Forward Looking Statements
This Current
Report on Form 8-K includes “forward-looking statements” within the meaning of the “safe harbor” provisions
of the United States Private Securities Litigation Reform Act of 1995. These forward-looking statements are provided for illustrative
purposes only and are not intended to serve as, and must not be relied on by any investor as, a guarantee, an assurance, a prediction
or a definitive statement of fact or probability. Okada Manila’s actual results may differ from their expectations, estimates, and projections
and, consequently, you should not rely on these forward-looking statements as predictions of future events. Words such as “expect,”
“estimate,” “project,” “budget,” “forecast,” “anticipate,” “intend,” “plan,”
“may,” “will,” “could,” “should,” “believes,” “predicts,” “potential,”
“continue,” and similar expressions (or the negative versions of such words or expressions) are intended to identify such forward-looking
statements. These forward-looking statements include, without limitation, 26 Capital’s and Okada Manila’s expectations with respect to
future performance and anticipated financial impacts of the Business Combination
These forward-looking statements involve
significant risks and uncertainties that could cause the actual results to differ materially, and potentially adversely, from those expressed
or implied in the forward-looking statements. Most of these factors are outside 26 Capital’s and Okada Manila’s control and are difficult
to predict. Factors that may cause such differences include, but are not limited to: (1) the outcome of any legal proceedings that
may be instituted against 26 Capital and/or Okada Manila following the consummation of the Business Combination; (2) the impact of COVID-19
and related regulatory responses (such as local community quarantine and international travel restrictions) on Okada Manila’s business;
(3) the dependence of Okada Manila’s business on its casino gaming license; (4) the inability to maintain the listing of Okada Manila’s
common shares on the Nasdaq following the consummation of the Business Combination; (5) the risk that the Business Combination disrupts
current plans and operations; (6) the ability to recognize the anticipated benefits of the Business Combination, which may be affected
by, among other things, competition, the ability of Okada Manila to grow and manage growth profitably, and retain its key employees; (7)

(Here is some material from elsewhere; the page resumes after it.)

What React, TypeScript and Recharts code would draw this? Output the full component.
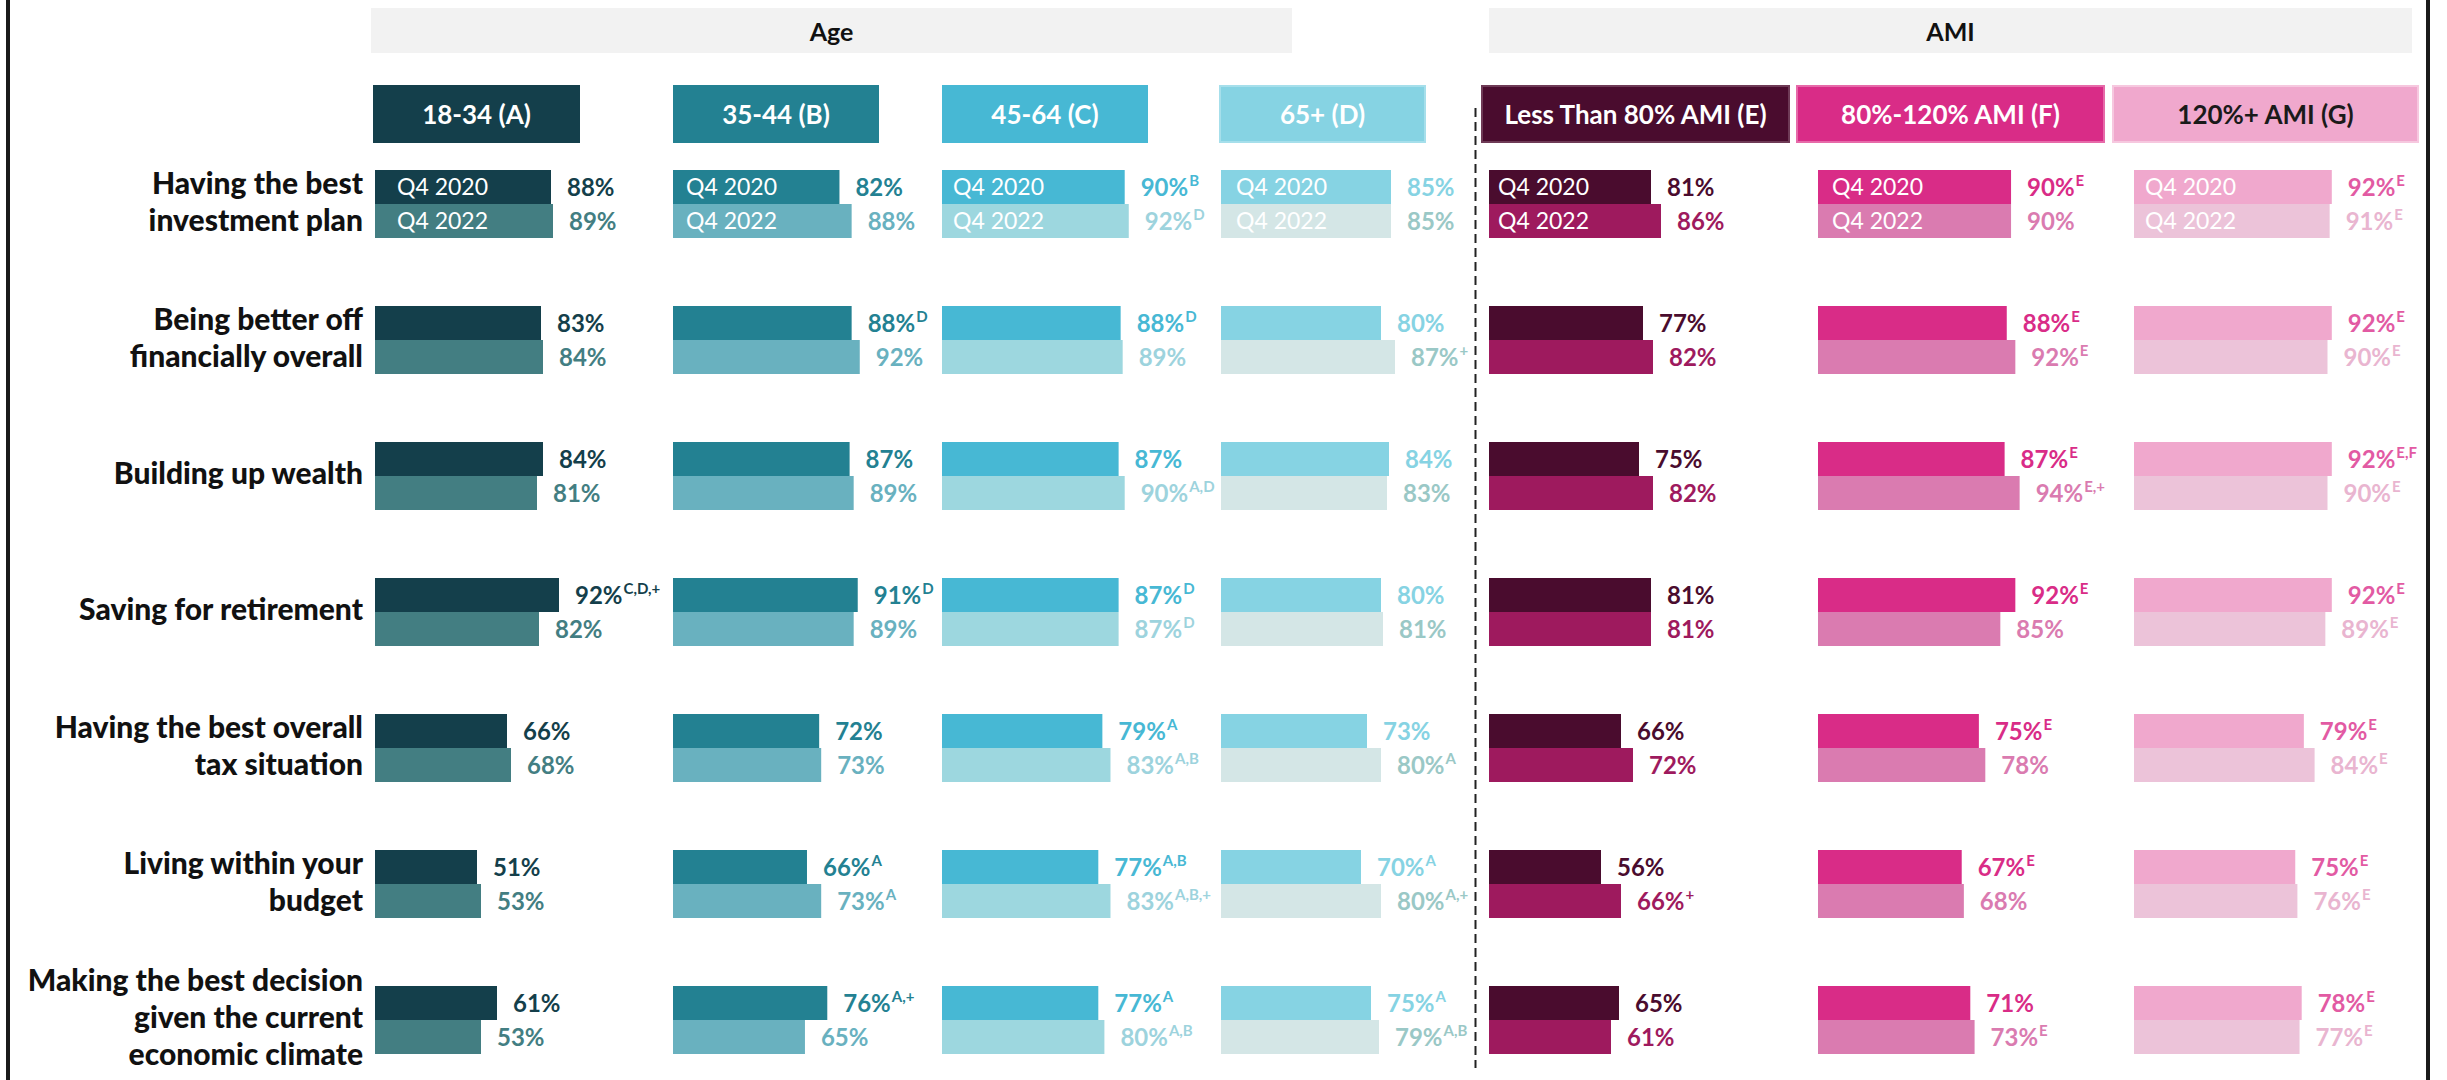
import React from 'react';
import { BarChart, Bar, XAxis, YAxis } from 'recharts';

// ---- data ----
const categories = [
  'Having the best investment plan',
  'Being better off financially overall',
  'Building up wealth',
  'Saving for retirement',
  'Having the best overall tax situation',
  'Living within your budget',
  'Making the best decision given the current economic climate',
];
const categoryLines = [
  ['Having the best', 'investment plan'],
  ['Being better off', 'financially overall'],
  ['Building up wealth'],
  ['Saving for retirement'],
  ['Having the best overall', 'tax situation'],
  ['Living within your', 'budget'],
  ['Making the best decision', 'given the current', 'economic climate'],
];
const seriesNames = ['Q4 2020', 'Q4 2022'];
const groupNames = ['Age', 'AMI'];
const segmentNames = [
  '18-34 (A)', '35-44 (B)', '45-64 (C)', '65+ (D)',
  'Less Than 80% AMI (E)', '80%-120% AMI (F)', '120%+ AMI (G)',
];

const a2020 = [88, 83, 84, 92, 66, 51, 61];
const a2022 = [89, 84, 81, 82, 68, 53, 53];
const a2020Sig = ['', '', '', 'C,D,+', '', '', ''];
const a2022Sig = ['', '', '', '', '', '', ''];

const b2020 = [82, 88, 87, 91, 72, 66, 76];
const b2022 = [88, 92, 89, 89, 73, 73, 65];
const b2020Sig = ['', 'D', '', 'D', '', 'A', 'A,+'];
const b2022Sig = ['', '', '', '', '', 'A', ''];

const c2020 = [90, 88, 87, 87, 79, 77, 77];
const c2022 = [92, 89, 90, 87, 83, 83, 80];
const c2020Sig = ['B', 'D', '', 'D', 'A', 'A,B', 'A'];
const c2022Sig = ['D', '', 'A,D', 'D', 'A,B', 'A,B,+', 'A,B'];

const d2020 = [85, 80, 84, 80, 73, 70, 75];
const d2022 = [85, 87, 83, 81, 80, 80, 79];
const d2020Sig = ['', '', '', '', '', 'A', 'A'];
const d2022Sig = ['', '+', '', '', 'A', 'A,+', 'A,B'];

const e2020 = [81, 77, 75, 81, 66, 56, 65];
const e2022 = [86, 82, 82, 81, 72, 66, 61];
const e2020Sig = ['', '', '', '', '', '', ''];
const e2022Sig = ['', '', '', '', '', '+', ''];

const f2020 = [90, 88, 87, 92, 75, 67, 71];
const f2022 = [90, 92, 94, 85, 78, 68, 73];
const f2020Sig = ['E', 'E', 'E', 'E', 'E', 'E', ''];
const f2022Sig = ['', 'E', 'E,+', '', '', '', 'E'];

const g2020 = [92, 92, 92, 92, 79, 75, 78];
const g2022 = [91, 90, 90, 89, 84, 76, 77];
const g2020Sig = ['E', 'E', 'E,F', 'E', 'E', 'E', 'E'];
const g2022Sig = ['E', 'E', 'E', 'E', 'E', 'E', 'E'];

const build = (v20: number[], v22: number[], s20: string[], s22: string[]) =>
  categories.map((cat, i) => ({ cat, v20: v20[i], v22: v22[i], s20: s20[i], s22: s22[i] }));

const FONT = "Lato, 'Open Sans', sans-serif";
const W = 2447;
const H = 1080;

type Panel = {
  data: ReturnType<typeof build>;
  x0: number;
  plotW: number;
  inside: number;
  bar20: string;
  bar22: string;
  lab20: string;
  lab22: string;
  head: { x1: number; x2: number; bg: string; border?: string; color: string };
};

const panels: Panel[] = [
  { data: build(a2020, a2022, a2020Sig, a2022Sig), x0: 375, plotW: 200, inside: 22,
    bar20: '#143f4b', bar22: '#437e82', lab20: '#143f4b', lab22: '#437e82',
    head: { x1: 373, x2: 580, bg: '#143f4b', color: '#fff' } },
  { data: build(b2020, b2022, b2020Sig, b2022Sig), x0: 673, plotW: 203, inside: 13,
    bar20: '#238192', bar22: '#69b1bf', lab20: '#238192', lab22: '#69b1bf',
    head: { x1: 673, x2: 879, bg: '#238192', color: '#fff' } },
  { data: build(c2020, c2022, c2020Sig, c2022Sig), x0: 942, plotW: 203, inside: 11,
    bar20: '#47b8d4', bar22: '#9dd7df', lab20: '#47b8d4', lab22: '#9dd3dd',
    head: { x1: 942, x2: 1148, bg: '#47b8d4', color: '#fff' } },
  { data: build(d2020, d2022, d2020Sig, d2022Sig), x0: 1221, plotW: 200, inside: 15,
    bar20: '#86d3e3', bar22: '#d4e6e6', lab20: '#86d3e3', lab22: '#9ac8c6',
    head: { x1: 1219, x2: 1426, bg: '#86d3e3', border: '#a6dfeb', color: '#fff' } },
  { data: build(e2020, e2022, e2020Sig, e2022Sig), x0: 1489, plotW: 200, inside: 9,
    bar20: '#4a0c2e', bar22: '#9e1a5e', lab20: '#4a0c2e', lab22: '#9e1a5e',
    head: { x1: 1481, x2: 1790, bg: '#4a0c2e', border: '#6e3a56', color: '#fff' } },
  { data: build(f2020, f2022, f2020Sig, f2022Sig), x0: 1818, plotW: 214.5, inside: 14,
    bar20: '#d92c87', bar22: '#da7bb0', lab20: '#d92c87', lab22: '#da7bb0',
    head: { x1: 1796, x2: 2105, bg: '#d92c87', border: '#e66aa9', color: '#fff' } },
  { data: build(g2020, g2022, g2020Sig, g2022Sig), x0: 2134, plotW: 215, inside: 11,
    bar20: '#f0a8cd', bar22: '#ecc3d9', lab20: '#e25aa3', lab22: '#e9b5d0',
    head: { x1: 2112, x2: 2419, bg: '#f0a8cd', border: '#f6c8df', color: '#1a1a1a' } },
];

function makeShape(p: Panel, series: 0 | 1) {
  return (props: any) => {
    const { x, y, width, height, payload } = props;
    const first = payload && payload.cat === categories[0];
    const value = series === 0 ? payload.v20 : payload.v22;
    const sig = series === 0 ? payload.s20 : payload.s22;
    const cy = y + height / 2;
    return (
      <g>
        <rect x={x} y={y} width={width} height={height} fill={series === 0 ? p.bar20 : p.bar22} />
        {first && (
          <text x={x + p.inside} y={cy + 8} fill="#ffffff" fontSize={23} fontFamily={FONT}>
            {seriesNames[series]}
          </text>
        )}
        <text x={x + width + 16} y={cy + 8.5} fill={series === 0 ? p.lab20 : p.lab22}
          fontSize={24} fontWeight={700} fontFamily={FONT}>
          {value}%
          {sig ? <tspan fontSize={15} dx={1} dy={-10}>{sig}</tspan> : null}
        </text>
      </g>
    );
  };
}

const CategoryTick = (props: any) => {
  const { y, payload } = props;
  const lines = categoryLines[categories.indexOf(payload.value)] || [payload.value];
  const lh = 37;
  const start = y - ((lines.length - 1) * lh) / 2 + 8;
  return (
    <text textAnchor="end" fill="#111" fontSize={30} fontWeight={900} fontFamily={FONT}>
      {lines.map((l: string, i: number) => (
        <tspan key={i} x={363} y={start + i * lh}>{l}</tspan>
      ))}
    </text>
  );
};

function PanelChart({ p, withAxis }: { p: Panel; withAxis: boolean }) {
  return (
    <div style={{ position: 'absolute', left: 0, top: 0 }}>
      <BarChart
        width={W}
        height={1088}
        layout="vertical"
        data={p.data}
        barSize={34}
        barGap={0}
        margin={{ top: 136, bottom: 0, left: withAxis ? 0 : p.x0, right: W - p.x0 - p.plotW }}
      >
        <XAxis type="number" domain={[0, 100]} hide />
        {withAxis ? (
          <YAxis type="category" dataKey="cat" width={p.x0} axisLine={false} tickLine={false}
            tick={<CategoryTick />} interval={0} />
        ) : (
          <YAxis type="category" dataKey="cat" hide />
        )}
        <Bar dataKey="v20" name={seriesNames[0]} isAnimationActive={false} shape={makeShape(p, 0)} />
        <Bar dataKey="v22" name={seriesNames[1]} isAnimationActive={false} shape={makeShape(p, 1)} />
      </BarChart>
    </div>
  );
}

export default function App() {
  const groupBoxes = [
    { name: groupNames[0], x1: 371, x2: 1292 },
    { name: groupNames[1], x1: 1489, x2: 2412 },
  ];
  return (
    <div style={{ position: 'absolute', left: 0, top: 0, width: W, height: H, overflow: 'hidden', background: '#fff', fontFamily: FONT }}>
      {/* frame */}
      <div style={{ position: 'absolute', left: 6, top: 0, width: 4, height: H, background: '#1a1a1a' }} />
      <div style={{ position: 'absolute', left: 2426, top: 0, width: 4, height: H, background: '#1a1a1a' }} />

      {groupBoxes.map((g) => (
        <div key={g.name} style={{
          position: 'absolute', left: g.x1, top: 8, width: g.x2 - g.x1, height: 45,
          background: '#f2f2f2', display: 'flex', alignItems: 'center', justifyContent: 'center',
          fontSize: 25, fontWeight: 700, color: '#111',
        }}>{g.name}</div>
      ))}

      {panels.map((p, i) => (
        <div key={segmentNames[i]} style={{
          position: 'absolute', left: p.head.x1, top: 85, width: p.head.x2 - p.head.x1, height: 58,
          boxSizing: 'border-box', border: p.head.border ? `2px solid ${p.head.border}` : 'none',
          background: p.head.bg, color: p.head.color, display: 'flex', alignItems: 'center',
          justifyContent: 'center', fontSize: 26, fontWeight: 700,
        }}>{segmentNames[i]}</div>
      ))}

      <svg style={{ position: 'absolute', left: 0, top: 0 }} width={W} height={H}>
        <line x1={1475.5} y1={108} x2={1475.5} y2={1068} stroke="#222" strokeWidth={2} strokeDasharray="9 5" />
      </svg>

      {panels.map((p, i) => (
        <PanelChart key={i} p={p} withAxis={i === 0} />
      ))}
    </div>
  );
}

costs related to the Business Combination; (8) changes in applicable laws or regulations; and (9) the possibility that Okada Manila may
be adversely affected by other economic, business, and/or competitive factors. The foregoing list of factors is not exclusive. All subsequent
written and oral forward-looking statements concerning 26 Capital or Okada Manila, the transactions described herein or other matters
attributable to 26 Capital, Okada Manila or any person acting on their behalf are expressly qualified in their entirety by the cautionary
statements above. Readers are cautioned not to place undue reliance upon any forward-looking statements, which speak only as of the date
made. Each of 26 Capital and Okada Manila expressly disclaims any obligations or undertaking to release publicly any updates or revisions
to any forward-looking statements contained herein to reflect any change in their expectations with respect thereto or any change in events,
conditions, or circumstances on which any statement is based, except as required by law.
No Offer or Solicitation
This Current Report on Form 8-K shall not constitute
a solicitation of a proxy, consent or authorization with respect to any securities or in respect of the Business Combination. This Current
Report on Form 8-K shall also not constitute an offer to sell or the solicitation of an offer to buy any securities, nor shall there be
any sale of securities in any states or jurisdictions in which such offer, solicitation or sale would be unlawful prior to registration
or qualification under the securities laws of any such jurisdiction. No offering of securities shall be made except by means of a prospectus
meeting the requirements of Section 10 of the Securities Act.